Circus Rambles - On growing up and how much it sucks
It's kind of insane to me that two years ago, I was in a different apartment two thousand miles away from here, going through some personal stuff and way more messed up in the head than I realized at the time. Reading that sentence back, it's easy to feel like not much has changed other than the actual apartment. But I like to think I'm a little better. I know how messed up I am now; that's gotta be some kind of improvement.
I struggle a lot with feeling old. Usually, I try to puzzle out that thought, because honestly, I'm not that old. Actually, I tend to get comments from people about how young I look. So why do I feel old? I think it's a mixture of how much I feel like I've wasted my life and how much fucked up shit I've gone through. My therapist said something about our life experiences having a big impact on the age we feel we are, and that's probably a way more eloquent way to put it.
I may not really be old, but everything in my past feels so distant. Like it didn't really happen to me, even though I know it did. This is probably because of all the dissociation that comes along with PTSD. Or maybe it's just good old-fashioned repression. Whatever the case, it's hard to picture things that happened in my earlier twenties without also thinking that wow, God, it's been such a long time. I have a lot of trauma buried in those years, most of which I won't be ready to talk about publicly for a long time. (I tend to keep things vague when it comes to that kind of personal life detail.) I suppose it's been there all this time, but at times I feel envious of my younger self, who didn't yet grasp the weight of all this stuff and thus didn't really have to deal with it. She just had to survive, and get older. And she grew up into me, a bitter and cynical adult who has some nostalgia for the younger years even though objectively they really sucked at times.
Like drinking with friends. There were a couple of years before the alcoholism developed where I was able to actually enjoy drinking socially. Those years are long gone, obviously. I suppose part of the reason I remember them fondly is because it was before drinking became such a complicated problem. It was simple back then. I always have liked simplicity. It was also nice having friends, to be honest. I've come to terms with the fact that I enjoy spending large amounts of time alone. But I also have a hard time making friends and getting along with people due to my social anxiety disorder, and I resent it at times. I wish it were easier for me to get on with others sometimes.
And...okay. I really don't talk about this much on here. But before I moved to Washington, I was in an on-and-off-but-eventually-stabilized-to-on relationship for about six years. I have a lot of work on myself to do before I'm ready to talk about that, I think. All I really want to say about it right now is, when I moved to Washington he didn't come with me. I haven't been in a relationship since then, and I haven't actually decided if I even want to again. It's kind of complicated. The therapist helps with that. But there are things I miss sometimes. I'm rather averse to physical touch, and in fact, the last time I took that Love Languages test I got a whopping 0 in Physical Touch. But I won't deny that cuddling with someone you love is nice. Also, I'm not big on cooking for myself, but I love making food for other people, and I especially love making lunch boxes for other people.
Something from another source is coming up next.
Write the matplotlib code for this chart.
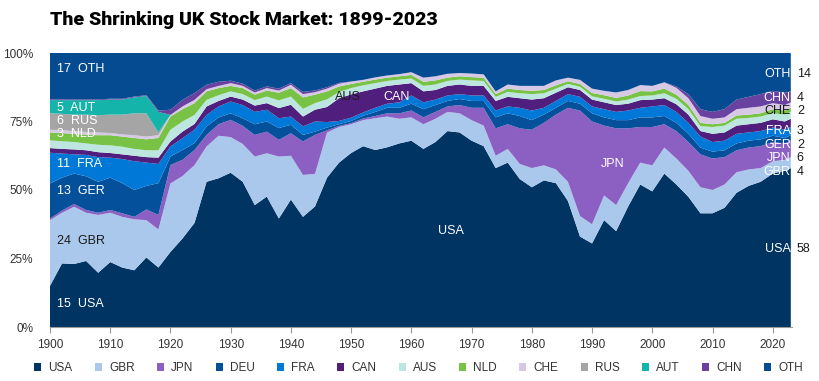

Kind of harder to do that for just random coworkers and/or strangers, you know.
But do you want to know what really got this whole entire ramble started? I recently found out that a celebrity I admired did some horrible, awful things to their ex-partner. I'm not going to name any party involved. But it kind of shattered me a bit. Maybe it shouldn't have surprised me so much, what with how the last few years have gone in regards to finding out terrible things about famous people. But it did. I guess it's sort of like justifying all the little things your partner does to hurt you. You think you're immune somehow. You think you'd know if you were really getting hurt, if they were really a terrible person.
And I'm jealous of that past me, who got to enjoy admiring a celebrity without having this knowledge. I'm disappointed in myself for ever feeling that way. I know I need to not put people on pedestals. Celebrities are humans like us and they make mistakes and they're not perfect, and none of that knowledge should shock me. But eh. I'm dealing with it. Again, the therapist helps with that.
I've never felt like I really know how to adult. I feel like at some point, you're just supposed to wake up one day and know how to be a functioning adult in society, and I haven't woken up yet. I guess I am an adult, though. With all that entails.
Basically I just spent over nine hundred works to tell you that growing up sucks. There's a reason these are labelled as "rambles" and I hope you know that by now.